Wednesday, March 17, 2010

Happy Birthday

Dear Zach,


Happy Birthday. Today you would be... should be 21 years old. And of all days it's St. Patrick's Day, one of the holidays where it's socially acceptable to be shitfaced the whole day. I wish you could be here to celebrate. Just after midnight I took a double shot of grey goose & said a little toast to you. No chaser. Not fun, but I thought back to that party at Rob's, when you got dooped into taking a double shot with every age out there, & they were all doing water shots while you were doing vodka shots. Hilarious. I had to walk you back to the house after you insisted on walking me to my car.

I'm doing lots of remembering tonight.

I remember when you helped me move out of my apartment in Irvine. We were talking about birthdays for some reason and you mentioned how your sister was so excited for your 21st because it was on St. Patrick's Day. I really wish you could be here to have that birthday with your sister. I know she invited a bunch of your friends to Vegas for your birthday. I was supposed to go, but once I joined winter guard I didn't have the time or money for it. I hope they have fun. I know you'll be there in spirit celebrating with them.

I remember how you were there for me on my 21st. You carried me out of the restaurant to your car, then from your car to my back door. You were such a sweetheart. I still have all the pictures you took that night. In most of them you can almost tell I'm saying "Zach! Stop! No more pictures!" but you didn't. And even though you're only in I think 2 of those pictures, every single one reminds me of you.

I still miss you so much. A few days ago marked 4 months without you. It still seems surreal. 4 months! It's funny, I knew the date the entire day, but it really didn't hit me that it was the 13th until I took the floor for my competition. I think I had a better show because I thought about you. Things have gotten a little easier. That whole 'time heals all wounds' adage is true, but it still hurts. Sometimes it hits hard, other times I just smile thinking about you. I dread getting a voicemail anymore, because the only saved voicemail on my phone is the one from Stuart that morning, because I missed his call the first time. Just hearing the beginning gets my heart racing & I have to hang up. I'm always so scared to listen to voicemails, because I don't want to hear it on accident.

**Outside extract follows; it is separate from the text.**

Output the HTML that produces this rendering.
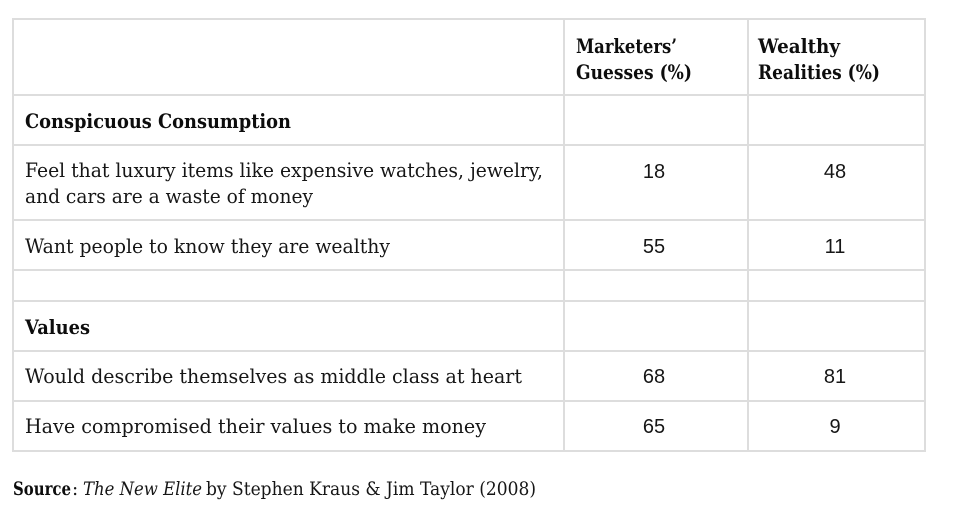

I haven't been to visit you in almost 2 months. I'm sorry. I want to, but I don't really want to go alone and I haven't really had time because of school. Lame excuses, I know. I'm on Spring Break for the next 2 weeks, and trust me, there's a trip to see you somewhere in there. I think you'd be happy for me for all the things I've been doing lately. At the golf tournament you asked me about my credential program and how I liked it. I had barely started it then, so I didn't really have much to say, but now I'm almost done. I'll start student teaching in the Fall. Like, I'm almost a real teacher. It's pretty crazy to think about, and I'm so nervous about it, but I know you'd be nothing but encouraging, telling me how I could be good at it. You were always good at helping me to see the other side of things. And this winter guard thing. I'm sure you would've been just as surprised as me that I'm actually doing this. But I know you'd be encouraging about it too.

I really miss you, Zach. Happy Birthday Buddy. I hope you have a great one up there. We'll all celebrate it down here as best we can without you.